Also from Blitzstein and Hwang, seven chess matches are played between players A and B. How many ways can the final result be 4-3 to A?
In doing this question, I am reminded about how almost all of the difficult work in maths questions comes in unpacking the question. This unpacking is also the act of modelling. And it isn't easy when you're doing it from scratch.
So my initial thinking was to transform the problem into a counting problem. We don't need to model B at all here - it can all be done in modelling how A gets those 4 points. This is because each game has precisely one point to distribute, and that will certainly happen at the end of each game. So B disappears from the analysis. This is like the 'degrees of freedom' idea in statistics
With only seven games, there's no way A could have finished with 4 points without at least one clear victory. At the other end of chess playing competence is the possibility that A won 4 (and therefore lost 3). Note also that the number of draws must always be 0 or some multiple of 2.
Now that B has been dispatched, we look at the triplet which is a result. In general, there are the following four ways that 4-3 can result, were W=A win, D=draw, L=A loss:
- 1W 6D 0L
- 2W 4D 1L
- 3W 2D 2L
- 4W 0D 3L
Now we can use the 'degrees of freedom' trick one more time.
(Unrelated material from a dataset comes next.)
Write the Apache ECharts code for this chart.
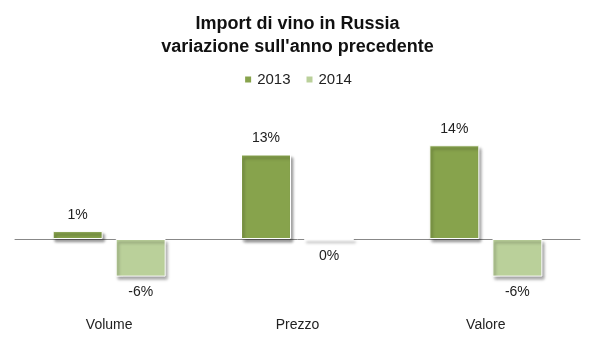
<!DOCTYPE html>
<html>
<head>
<meta charset="utf-8">
<script src="https://cdn.jsdelivr.net/npm/echarts@6/dist/echarts.min.js"></script>
<style>html,body{margin:0;padding:0;background:#fff}#c{width:595px;height:342px}</style>
</head>
<body>
<div id="c"></div>
<script>
const titleText = "Import di vino in Russia\nvariazione sull'anno precedente";
const categories = ["Volume", "Prezzo", "Valore"];
const seriesNames = ["2013", "2014"];
const values2013 = [1.2, 12.8, 14.2];
const values2014 = [-5.7, -0.1, -5.7];
const colors = ["#87a34c", "#bad09a"];

const chart = echarts.init(document.getElementById('c'), null, {renderer: 'canvas'});
const font = "'Liberation Sans', Arial, sans-serif";

function mk(vals) {
  return vals.map(v => ({value: v, label: {position: v < 0 ? 'bottom' : 'top'}}));
}
function series(name, vals, color) {
  return {
    name: name, type: 'bar', xAxisIndex: 0, barWidth: 50, barGap: '26%',
    data: mk(vals),
    itemStyle: {color: color, borderColor: '#ffffff', borderWidth: 1,
      shadowColor: 'rgba(0,0,0,0.4)', shadowBlur: 3, shadowOffsetX: 2, shadowOffsetY: 3},
    label: {show: true, distance: 9, fontFamily: font, fontSize: 14, color: '#222',
      formatter: p => Math.round(p.value) + '%'}
  };
}

chart.setOption({
  animation: false,
  title: {text: titleText, left: 'center', top: 8,
    textStyle: {fontFamily: font, fontWeight: 'bold', fontSize: 18, lineHeight: 23, color: '#111'}},
  legend: {top: 67, left: 'center', itemWidth: 8, itemHeight: 8, itemGap: 14, icon: 'rect',
    textStyle: {fontFamily: font, fontSize: 15, color: '#222'}},
  grid: {left: 15, right: 15, top: 107, bottom: 37},
  xAxis: [
    {type: 'category', data: categories, axisLine: {onZero: true, lineStyle: {color: '#888', width: 1}},
     axisTick: {show: false}, axisLabel: {show: false}},
    {type: 'category', data: categories, position: 'bottom', axisLine: {show: false, onZero: false},
     axisTick: {show: false}, axisLabel: {margin: 13, fontFamily: font, fontSize: 14, color: '#222'}}
  ],
  yAxis: {type: 'value', min: -10, max: 20, show: false, splitLine: {show: false}},
  series: [
    series(seriesNames[0], values2013, colors[0]),
    series(seriesNames[1], values2014, colors[1])
  ]
});
</script>
</body>
</html>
If you know two elements of this triplet, then you'll know for sure what the third element is. So we don't need to model three distinct values for D,W and L. We only need two, but which two?
I always prefer to go for smaller numbers, and on that basis, I'd go for W + L. We shall henceforth model only A's wins and losses, since A's draws are implied.
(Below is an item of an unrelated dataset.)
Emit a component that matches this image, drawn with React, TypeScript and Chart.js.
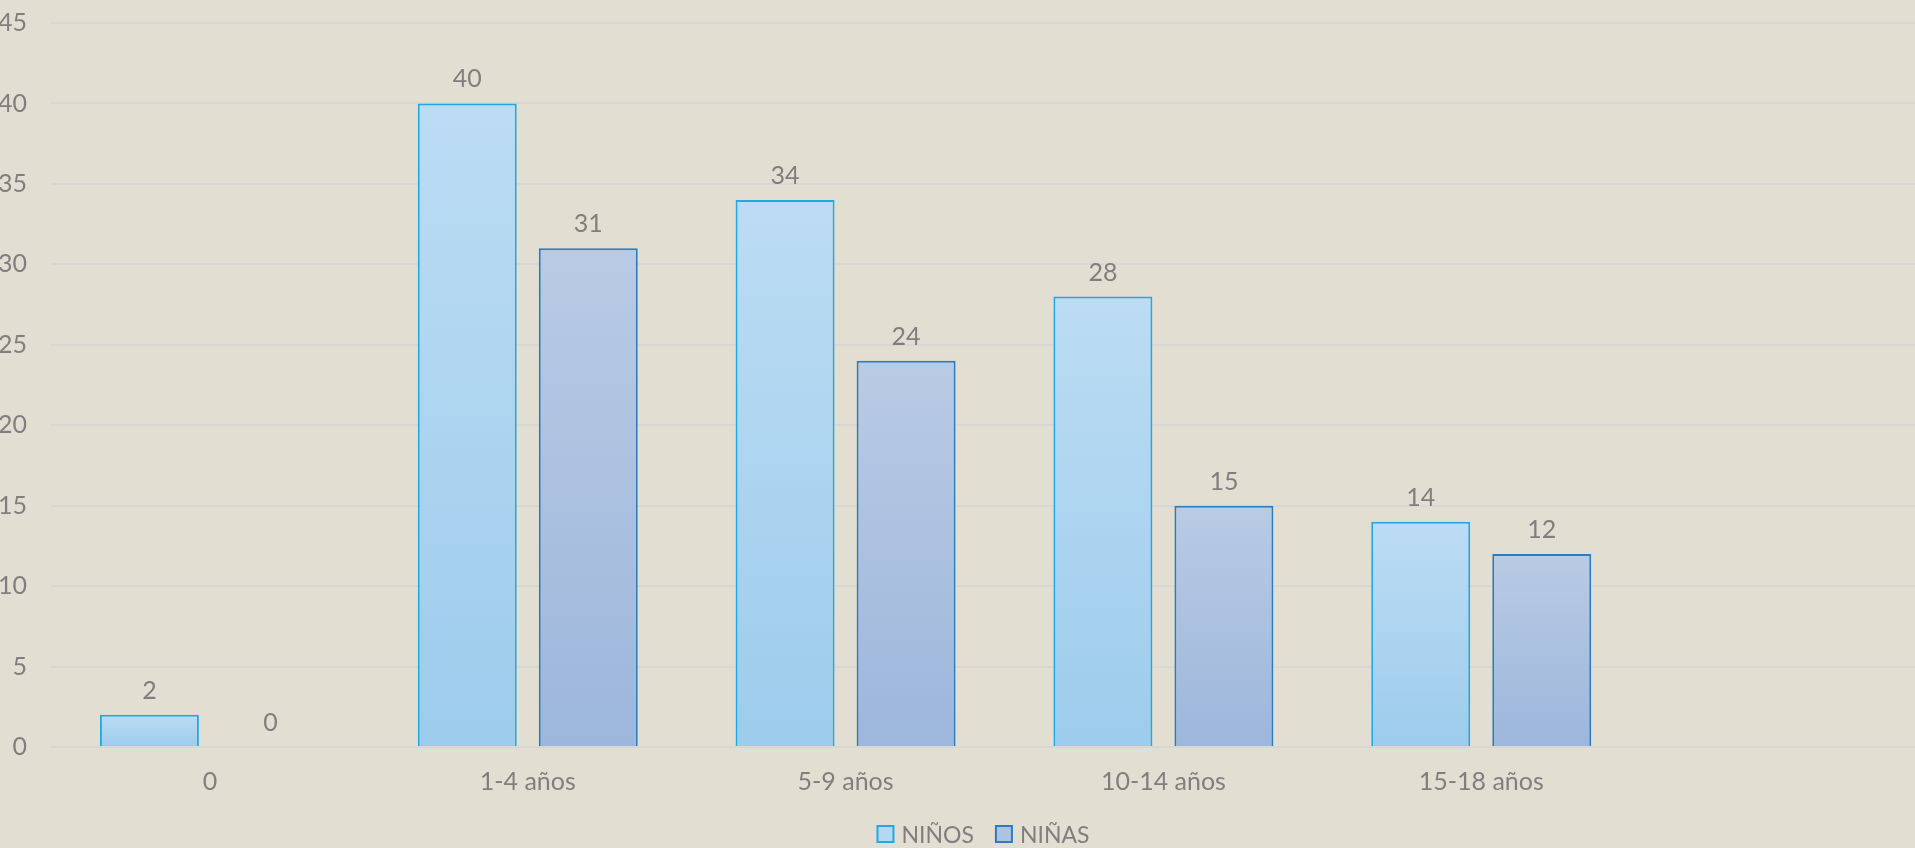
import React, { useEffect, useRef } from "react";
import { Chart, registerables } from "chart.js";

Chart.register(...registerables);

const categories = ["0", "1-4 años", "5-9 años", "10-14 años", "15-18 años", ""];
const ninos = [2, 40, 34, 28, 14, null];
const ninas = [0, 31, 24, 15, 12, null];
const seriesNames = ["NIÑOS", "NIÑAS"];

const FONT = "Lato, 'Open Sans', sans-serif";
const TEXT = "#7f7f7f";
const BG = "#e3ded2";
const GRID = "#d8d7d3";
const SHIFT = 24; // canvas starts this far left of the page

function barGradient(top: string, bottom: string, fallback: string) {
  return (c: any) => {
    const chart = c.chart;
    const y = chart.scales && chart.scales.y;
    const v = c.raw;
    if (!y || v == null || !chart.chartArea) return fallback;
    const yTop = y.getPixelForValue(v);
    const yBot = y.getPixelForValue(0);
    if (!isFinite(yTop) || !isFinite(yBot) || yTop === yBot) return fallback;
    const g = chart.ctx.createLinearGradient(0, yTop, 0, yBot);
    g.addColorStop(0, top);
    g.addColorStop(1, bottom);
    return g;
  };
}

const valueLabels = {
  id: "valueLabels",
  afterDatasetsDraw(chart: any) {
    const ctx = chart.ctx;
    ctx.save();
    ctx.font = `25px ${FONT}`;
    ctx.fillStyle = TEXT;
    ctx.textAlign = "center";
    ctx.textBaseline = "alphabetic";
    chart.data.datasets.forEach((ds: any, i: number) => {
      const meta = chart.getDatasetMeta(i);
      meta.data.forEach((bar: any, j: number) => {
        const v = ds.data[j];
        if (v == null) return;
        ctx.fillText(String(v), bar.x, bar.y - 16);
      });
    });
    ctx.restore();
  },
};

const bottomLegend = {
  id: "bottomLegend",
  afterDraw(chart: any) {
    const ctx = chart.ctx;
    const ds = chart.data.datasets;
    const box = 18;
    const gapBoxText = 7;
    const gapItems = 21;
    ctx.save();
    ctx.font = `23px ${FONT}`;
    const widths = ds.map((d: any) => box + gapBoxText + ctx.measureText(d.label).width);
    const total = widths.reduce((a: number, b: number) => a + b, 0) + gapItems * (ds.length - 1);
    let x = 983 + SHIFT - total / 2;
    const top = chart.height - 23;
    ds.forEach((d: any, i: number) => {
      ctx.fillStyle = d.legendFill;
      ctx.fillRect(x + 1, top + 1, box - 2, box - 2);
      ctx.strokeStyle = d.borderColor;
      ctx.lineWidth = 2;
      ctx.strokeRect(x + 1, top + 1, box - 2, box - 2);
      ctx.fillStyle = TEXT;
      ctx.textAlign = "left";
      ctx.textBaseline = "alphabetic";
      ctx.fillText(d.label, x + box + gapBoxText, top + box);
      x += widths[i] + gapItems;
    });
    ctx.restore();
  },
};

export default function App() {
  const ref = useRef<HTMLCanvasElement>(null);
  useEffect(() => {
    if (!ref.current) return;
    const chart = new Chart(ref.current, {
      type: "bar",
      data: {
        labels: categories,
        datasets: [
          {
            label: seriesNames[0],
            data: ninos,
            backgroundColor: barGradient("#bcdcf4", "#9dccec", "#addaf2"),
            borderColor: "#1faae3",
            legendFill: "#b3d9f2",
            borderWidth: 2,
            categoryPercentage: 0.7615,
            barPercentage: 0.818,
          } as any,
          {
            label: seriesNames[1],
            data: ninas,
            backgroundColor: barGradient("#b9cbe4", "#9db6dc", "#abc1e0"),
            borderColor: "#2a7dc1",
            legendFill: "#adc3e2",
            borderWidth: 2,
            categoryPercentage: 0.7615,
            barPercentage: 0.818,
          } as any,
        ],
      },
      options: {
        responsive: false,
        animation: false,
        devicePixelRatio: 1,
        layout: { padding: { left: 0, right: 32, top: 23, bottom: 31 } },
        plugins: {
          legend: { display: false },
          tooltip: { enabled: false },
        },
        scales: {
          x: {
            grid: { display: false, drawTicks: false },
            border: { display: false },
            ticks: { color: TEXT, font: { family: FONT, size: 25 }, padding: 20 },
            afterFit: (s: any) => {
              s.paddingLeft = 0;
              s.paddingRight = 0;
            },
          },
          y: {
            min: 0,
            max: 45,
            ticks: { stepSize: 5, color: TEXT, font: { family: FONT, size: 25 }, padding: 24 },
            grid: { color: GRID, lineWidth: 2, drawTicks: false },
            border: { display: false },
            afterFit: (s: any) => {
              s.width = 75;
              s.paddingTop = 0;
              s.paddingBottom = 0;
            },
          },
        },
      },
      plugins: [valueLabels, bottomLegend],
    });
    return () => chart.destroy();
  }, []);
  return (
    <div
      style={{
        position: "fixed",
        left: 0,
        top: 0,
        width: 1915,
        height: 848,
        overflow: "hidden",
        background: BG,
      }}
    >
      <canvas
        ref={ref}
        width={2014}
        height={848}
        style={{ position: "absolute", left: -SHIFT, top: 0, width: 2014, height: 848 }}
      />
    </div>
  );
}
Now we have a sum of 4 possibilities. Let's take them one by one. ${7} \choose {1}$ represents all 7 locations where that one win would happen. We don't have losses since by implication all the six other slots were draws. So for this sub-case, we're done. Once we place the win, we have no more variations to deal with.
${{7} \choose {2}} { {5} \choose {1}}$ represents first how we can distribute two wins among the seven games, then when that's done we have 5 unfilled slots which we need to drop one loss into. We multiply those two together (choices multiply).
Similarly, ${{7} \choose {3}} { {4} \choose {2}}$ represents 3W + 2L. And finally ${{7} \choose {4}} { {3} \choose {3}}$ represents the case where we drop in four wins, then all remaining slots contain the full set of 3 losses.
The final answer to the question is: ${{7} \choose {1}} + {{7} \choose {2}} { {5} \choose {1}} + {{7} \choose {3}} { {4} \choose {2}} + {{7} \choose {4}} { {3} \choose {3}}$
R thinks this amounts to 357 different possible ways to arrive at a 4-3 result for A.